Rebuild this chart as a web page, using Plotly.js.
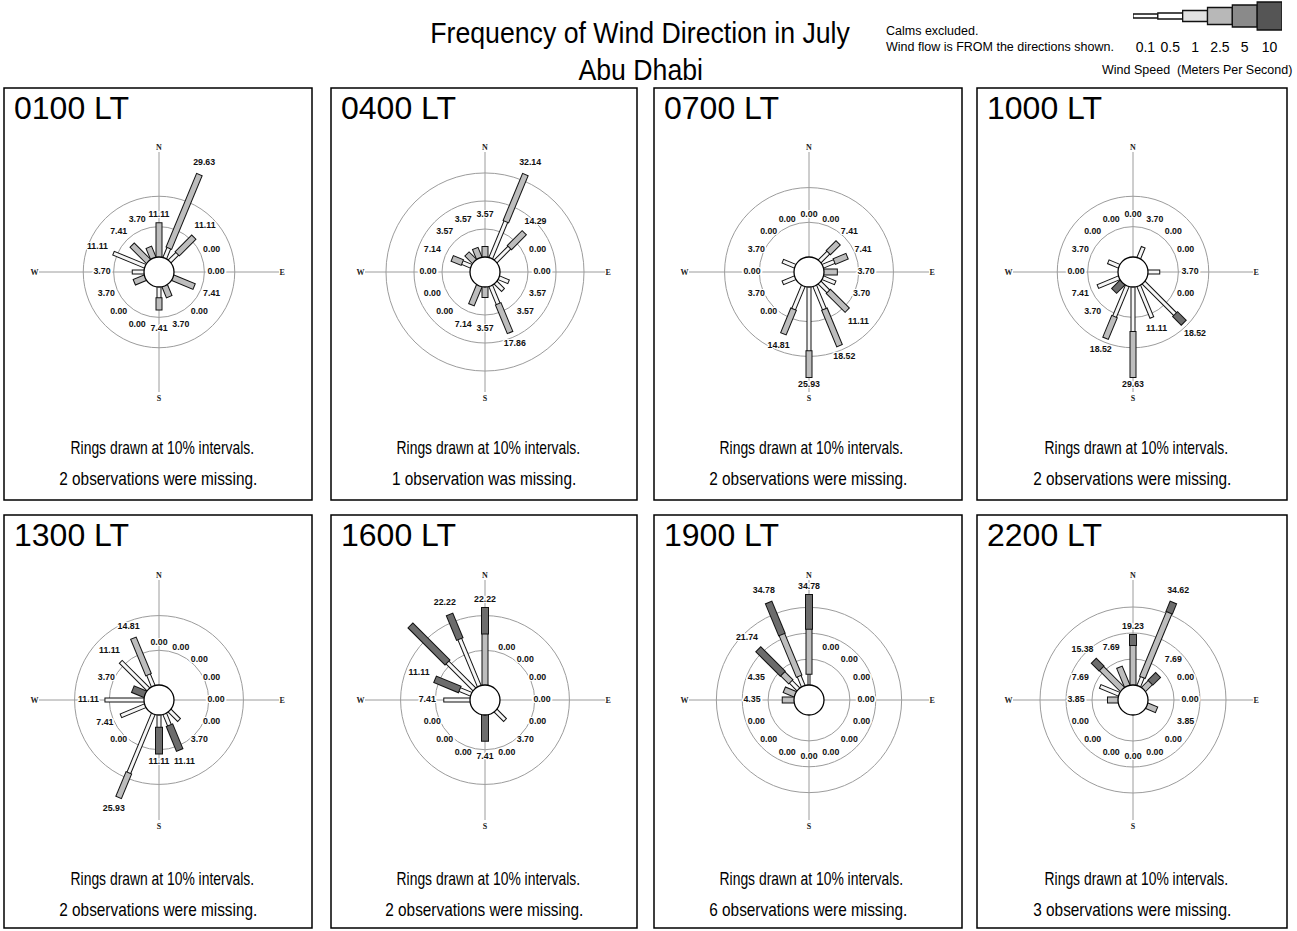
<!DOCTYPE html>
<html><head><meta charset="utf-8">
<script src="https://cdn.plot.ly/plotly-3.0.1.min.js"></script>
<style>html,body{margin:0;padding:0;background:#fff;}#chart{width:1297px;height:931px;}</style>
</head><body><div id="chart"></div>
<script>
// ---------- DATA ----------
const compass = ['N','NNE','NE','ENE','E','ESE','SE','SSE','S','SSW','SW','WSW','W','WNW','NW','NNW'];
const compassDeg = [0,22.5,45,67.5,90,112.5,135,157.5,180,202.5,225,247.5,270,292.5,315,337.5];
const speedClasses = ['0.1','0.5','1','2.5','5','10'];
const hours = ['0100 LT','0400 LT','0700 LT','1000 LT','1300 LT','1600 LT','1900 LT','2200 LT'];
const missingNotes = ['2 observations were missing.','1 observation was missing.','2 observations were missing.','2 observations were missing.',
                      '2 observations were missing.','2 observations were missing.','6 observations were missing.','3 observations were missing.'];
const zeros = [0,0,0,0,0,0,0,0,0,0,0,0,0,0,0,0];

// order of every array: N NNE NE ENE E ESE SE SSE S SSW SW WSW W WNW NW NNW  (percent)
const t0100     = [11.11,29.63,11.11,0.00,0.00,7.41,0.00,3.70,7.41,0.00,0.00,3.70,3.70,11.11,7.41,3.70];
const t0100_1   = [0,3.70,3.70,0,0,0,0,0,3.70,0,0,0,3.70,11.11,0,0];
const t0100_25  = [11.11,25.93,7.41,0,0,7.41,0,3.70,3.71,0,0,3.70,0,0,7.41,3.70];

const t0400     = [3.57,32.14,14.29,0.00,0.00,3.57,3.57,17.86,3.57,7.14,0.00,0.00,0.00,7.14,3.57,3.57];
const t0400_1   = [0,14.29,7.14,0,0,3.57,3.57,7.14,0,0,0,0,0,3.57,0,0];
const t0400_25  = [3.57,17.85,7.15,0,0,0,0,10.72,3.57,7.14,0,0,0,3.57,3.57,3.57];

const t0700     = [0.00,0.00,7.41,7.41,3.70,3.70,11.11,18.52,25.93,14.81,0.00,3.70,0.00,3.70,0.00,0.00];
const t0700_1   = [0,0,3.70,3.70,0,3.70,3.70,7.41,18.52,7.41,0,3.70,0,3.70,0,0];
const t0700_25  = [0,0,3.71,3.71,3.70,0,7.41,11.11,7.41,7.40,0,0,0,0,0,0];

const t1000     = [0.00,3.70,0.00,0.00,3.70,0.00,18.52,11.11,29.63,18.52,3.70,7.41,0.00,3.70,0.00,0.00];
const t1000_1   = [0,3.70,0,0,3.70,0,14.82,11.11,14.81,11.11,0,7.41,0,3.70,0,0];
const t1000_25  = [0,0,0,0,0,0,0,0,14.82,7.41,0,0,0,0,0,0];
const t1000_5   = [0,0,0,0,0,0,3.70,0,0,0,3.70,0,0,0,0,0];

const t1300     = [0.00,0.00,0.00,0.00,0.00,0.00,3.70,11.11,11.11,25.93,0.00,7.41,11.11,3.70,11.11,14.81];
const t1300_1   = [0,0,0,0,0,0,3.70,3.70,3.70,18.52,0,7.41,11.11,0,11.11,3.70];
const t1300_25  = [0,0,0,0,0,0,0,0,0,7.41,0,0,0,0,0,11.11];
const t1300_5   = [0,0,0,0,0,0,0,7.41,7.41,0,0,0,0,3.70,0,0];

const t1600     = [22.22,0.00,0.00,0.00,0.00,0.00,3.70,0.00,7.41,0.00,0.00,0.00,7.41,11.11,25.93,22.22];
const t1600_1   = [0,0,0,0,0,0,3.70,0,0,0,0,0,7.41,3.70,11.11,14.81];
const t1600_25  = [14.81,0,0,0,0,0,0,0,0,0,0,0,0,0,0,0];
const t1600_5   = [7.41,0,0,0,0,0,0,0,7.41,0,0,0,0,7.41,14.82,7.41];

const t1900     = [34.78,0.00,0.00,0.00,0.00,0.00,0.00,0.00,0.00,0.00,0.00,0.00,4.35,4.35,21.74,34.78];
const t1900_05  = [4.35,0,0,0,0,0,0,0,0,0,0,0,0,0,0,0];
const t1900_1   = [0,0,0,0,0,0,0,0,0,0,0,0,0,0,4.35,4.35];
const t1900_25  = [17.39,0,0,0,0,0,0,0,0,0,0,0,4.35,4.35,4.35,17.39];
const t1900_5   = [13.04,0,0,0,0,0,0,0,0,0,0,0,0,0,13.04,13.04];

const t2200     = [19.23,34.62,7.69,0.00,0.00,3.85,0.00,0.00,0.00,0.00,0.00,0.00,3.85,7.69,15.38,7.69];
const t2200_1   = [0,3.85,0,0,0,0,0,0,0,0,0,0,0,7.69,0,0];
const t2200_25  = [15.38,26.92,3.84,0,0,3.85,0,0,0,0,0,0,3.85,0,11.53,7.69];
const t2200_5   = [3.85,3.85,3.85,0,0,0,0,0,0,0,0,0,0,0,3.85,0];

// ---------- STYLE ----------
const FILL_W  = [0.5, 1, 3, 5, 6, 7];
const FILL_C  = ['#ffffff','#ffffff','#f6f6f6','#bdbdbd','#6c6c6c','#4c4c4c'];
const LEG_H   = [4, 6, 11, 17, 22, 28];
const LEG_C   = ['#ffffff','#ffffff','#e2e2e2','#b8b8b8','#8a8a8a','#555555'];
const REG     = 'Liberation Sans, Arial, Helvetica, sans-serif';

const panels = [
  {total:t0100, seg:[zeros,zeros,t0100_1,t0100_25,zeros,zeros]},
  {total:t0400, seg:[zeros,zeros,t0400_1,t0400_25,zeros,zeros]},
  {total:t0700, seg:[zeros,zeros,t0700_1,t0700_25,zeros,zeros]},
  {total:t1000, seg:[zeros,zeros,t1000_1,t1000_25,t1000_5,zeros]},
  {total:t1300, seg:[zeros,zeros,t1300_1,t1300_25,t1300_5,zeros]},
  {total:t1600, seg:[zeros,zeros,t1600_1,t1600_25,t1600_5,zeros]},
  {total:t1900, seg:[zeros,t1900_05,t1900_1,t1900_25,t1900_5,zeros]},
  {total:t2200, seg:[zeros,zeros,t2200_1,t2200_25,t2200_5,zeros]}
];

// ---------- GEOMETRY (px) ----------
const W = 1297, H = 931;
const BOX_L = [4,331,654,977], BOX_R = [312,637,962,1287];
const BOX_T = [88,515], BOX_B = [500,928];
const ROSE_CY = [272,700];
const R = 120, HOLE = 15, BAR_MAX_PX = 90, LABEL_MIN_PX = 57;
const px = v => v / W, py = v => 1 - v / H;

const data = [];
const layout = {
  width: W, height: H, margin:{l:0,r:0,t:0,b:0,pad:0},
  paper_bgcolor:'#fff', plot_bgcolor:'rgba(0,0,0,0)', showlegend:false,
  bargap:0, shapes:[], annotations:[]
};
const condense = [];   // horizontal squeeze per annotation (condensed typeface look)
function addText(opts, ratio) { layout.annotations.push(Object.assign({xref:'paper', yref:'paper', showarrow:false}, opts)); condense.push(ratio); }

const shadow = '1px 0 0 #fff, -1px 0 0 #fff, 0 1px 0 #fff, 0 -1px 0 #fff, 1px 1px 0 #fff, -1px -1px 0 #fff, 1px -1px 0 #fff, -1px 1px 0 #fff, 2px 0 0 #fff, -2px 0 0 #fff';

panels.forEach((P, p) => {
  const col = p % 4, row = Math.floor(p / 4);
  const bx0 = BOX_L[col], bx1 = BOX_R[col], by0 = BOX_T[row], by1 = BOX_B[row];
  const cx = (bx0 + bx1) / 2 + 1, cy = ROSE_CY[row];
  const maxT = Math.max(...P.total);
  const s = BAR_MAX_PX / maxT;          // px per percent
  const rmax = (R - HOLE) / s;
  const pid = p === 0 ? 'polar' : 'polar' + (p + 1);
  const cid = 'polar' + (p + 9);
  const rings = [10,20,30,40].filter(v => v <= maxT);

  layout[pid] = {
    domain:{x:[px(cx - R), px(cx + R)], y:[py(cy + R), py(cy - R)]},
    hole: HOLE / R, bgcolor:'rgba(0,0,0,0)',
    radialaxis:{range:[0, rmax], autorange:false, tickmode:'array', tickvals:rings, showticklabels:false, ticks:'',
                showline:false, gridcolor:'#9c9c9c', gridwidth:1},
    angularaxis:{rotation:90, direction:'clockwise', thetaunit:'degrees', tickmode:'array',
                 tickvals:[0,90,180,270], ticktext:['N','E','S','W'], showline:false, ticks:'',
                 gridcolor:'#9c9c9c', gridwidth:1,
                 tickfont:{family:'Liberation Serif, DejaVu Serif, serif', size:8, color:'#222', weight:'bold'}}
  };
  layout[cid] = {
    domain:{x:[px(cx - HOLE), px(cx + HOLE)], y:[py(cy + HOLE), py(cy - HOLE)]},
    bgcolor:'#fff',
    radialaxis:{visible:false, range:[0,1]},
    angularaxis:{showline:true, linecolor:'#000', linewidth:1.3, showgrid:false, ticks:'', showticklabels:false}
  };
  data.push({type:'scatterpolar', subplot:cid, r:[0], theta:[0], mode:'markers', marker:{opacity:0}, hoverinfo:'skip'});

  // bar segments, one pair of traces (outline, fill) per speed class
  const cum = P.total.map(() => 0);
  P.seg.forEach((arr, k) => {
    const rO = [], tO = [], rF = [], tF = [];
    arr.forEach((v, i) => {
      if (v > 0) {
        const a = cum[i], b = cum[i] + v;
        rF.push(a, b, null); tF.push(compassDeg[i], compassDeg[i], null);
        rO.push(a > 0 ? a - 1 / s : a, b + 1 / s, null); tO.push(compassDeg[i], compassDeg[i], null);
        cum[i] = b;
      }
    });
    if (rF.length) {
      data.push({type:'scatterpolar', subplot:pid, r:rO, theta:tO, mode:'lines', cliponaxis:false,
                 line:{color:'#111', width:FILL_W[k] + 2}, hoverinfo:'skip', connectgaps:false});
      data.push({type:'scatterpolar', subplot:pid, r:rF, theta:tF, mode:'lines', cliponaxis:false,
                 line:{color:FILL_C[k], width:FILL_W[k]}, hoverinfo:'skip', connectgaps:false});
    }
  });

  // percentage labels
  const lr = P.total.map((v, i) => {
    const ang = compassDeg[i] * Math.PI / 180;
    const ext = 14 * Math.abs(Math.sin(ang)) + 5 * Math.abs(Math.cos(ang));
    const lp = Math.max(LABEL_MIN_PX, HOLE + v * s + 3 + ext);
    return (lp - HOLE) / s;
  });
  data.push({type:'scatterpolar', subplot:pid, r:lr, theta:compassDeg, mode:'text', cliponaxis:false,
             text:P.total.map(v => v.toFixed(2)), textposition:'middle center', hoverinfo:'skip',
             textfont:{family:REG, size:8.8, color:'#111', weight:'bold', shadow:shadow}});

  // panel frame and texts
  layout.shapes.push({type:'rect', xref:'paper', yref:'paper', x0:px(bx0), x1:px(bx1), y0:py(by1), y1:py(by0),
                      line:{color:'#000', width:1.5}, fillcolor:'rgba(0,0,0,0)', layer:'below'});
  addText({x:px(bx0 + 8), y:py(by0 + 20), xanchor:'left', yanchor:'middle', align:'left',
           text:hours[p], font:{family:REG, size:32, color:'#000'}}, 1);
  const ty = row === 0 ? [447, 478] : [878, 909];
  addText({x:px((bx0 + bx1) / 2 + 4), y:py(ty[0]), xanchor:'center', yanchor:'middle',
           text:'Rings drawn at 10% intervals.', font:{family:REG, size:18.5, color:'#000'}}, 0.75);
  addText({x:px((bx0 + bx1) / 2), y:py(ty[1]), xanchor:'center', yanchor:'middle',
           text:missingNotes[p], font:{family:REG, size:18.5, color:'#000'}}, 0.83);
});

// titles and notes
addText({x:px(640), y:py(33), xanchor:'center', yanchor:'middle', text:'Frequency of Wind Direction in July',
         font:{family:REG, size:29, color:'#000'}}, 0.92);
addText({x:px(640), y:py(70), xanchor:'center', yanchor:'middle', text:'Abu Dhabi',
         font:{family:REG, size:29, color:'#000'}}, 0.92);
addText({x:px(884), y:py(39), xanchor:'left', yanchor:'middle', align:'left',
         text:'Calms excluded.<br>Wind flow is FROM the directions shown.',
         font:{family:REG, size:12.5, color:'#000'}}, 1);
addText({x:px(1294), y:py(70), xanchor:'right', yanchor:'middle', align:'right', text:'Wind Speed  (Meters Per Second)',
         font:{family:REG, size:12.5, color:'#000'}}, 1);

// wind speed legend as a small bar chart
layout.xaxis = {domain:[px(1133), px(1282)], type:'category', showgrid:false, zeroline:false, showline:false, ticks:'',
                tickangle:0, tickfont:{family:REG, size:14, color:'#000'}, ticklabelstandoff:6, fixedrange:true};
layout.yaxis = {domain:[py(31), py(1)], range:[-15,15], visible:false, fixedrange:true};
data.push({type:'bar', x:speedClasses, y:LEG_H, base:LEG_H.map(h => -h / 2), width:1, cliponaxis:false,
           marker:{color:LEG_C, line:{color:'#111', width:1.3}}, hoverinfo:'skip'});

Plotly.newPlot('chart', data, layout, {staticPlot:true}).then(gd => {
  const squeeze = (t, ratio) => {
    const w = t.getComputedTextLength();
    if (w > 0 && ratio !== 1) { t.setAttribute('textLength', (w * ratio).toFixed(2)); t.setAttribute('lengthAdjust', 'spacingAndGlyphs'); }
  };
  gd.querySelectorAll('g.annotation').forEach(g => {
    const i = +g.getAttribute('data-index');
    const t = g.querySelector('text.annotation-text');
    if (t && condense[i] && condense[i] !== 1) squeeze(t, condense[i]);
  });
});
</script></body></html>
########
### Work to be completed
Exactly as written, please give again the lines from the beginning of the listing through the line containing "const zeros = [0,0,0,0,0,0,0,0,0,0,0,0,0,0,0,0];", inclusive, without any pictures.

### Response for this exercise
Rebuild this chart as a web page, using Plotly.js.
<!DOCTYPE html>
<html><head><meta charset="utf-8">
<script src="https://cdn.plot.ly/plotly-3.0.1.min.js"></script>
<style>html,body{margin:0;padding:0;background:#fff;}#chart{width:1297px;height:931px;}</style>
</head><body><div id="chart"></div>
<script>
// ---------- DATA ----------
const compass = ['N','NNE','NE','ENE','E','ESE','SE','SSE','S','SSW','SW','WSW','W','WNW','NW','NNW'];
const compassDeg = [0,22.5,45,67.5,90,112.5,135,157.5,180,202.5,225,247.5,270,292.5,315,337.5];
const speedClasses = ['0.1','0.5','1','2.5','5','10'];
const hours = ['0100 LT','0400 LT','0700 LT','1000 LT','1300 LT','1600 LT','1900 LT','2200 LT'];
const missingNotes = ['2 observations were missing.','1 observation was missing.','2 observations were missing.','2 observations were missing.',
                      '2 observations were missing.','2 observations were missing.','6 observations were missing.','3 observations were missing.'];
const zeros = [0,0,0,0,0,0,0,0,0,0,0,0,0,0,0,0];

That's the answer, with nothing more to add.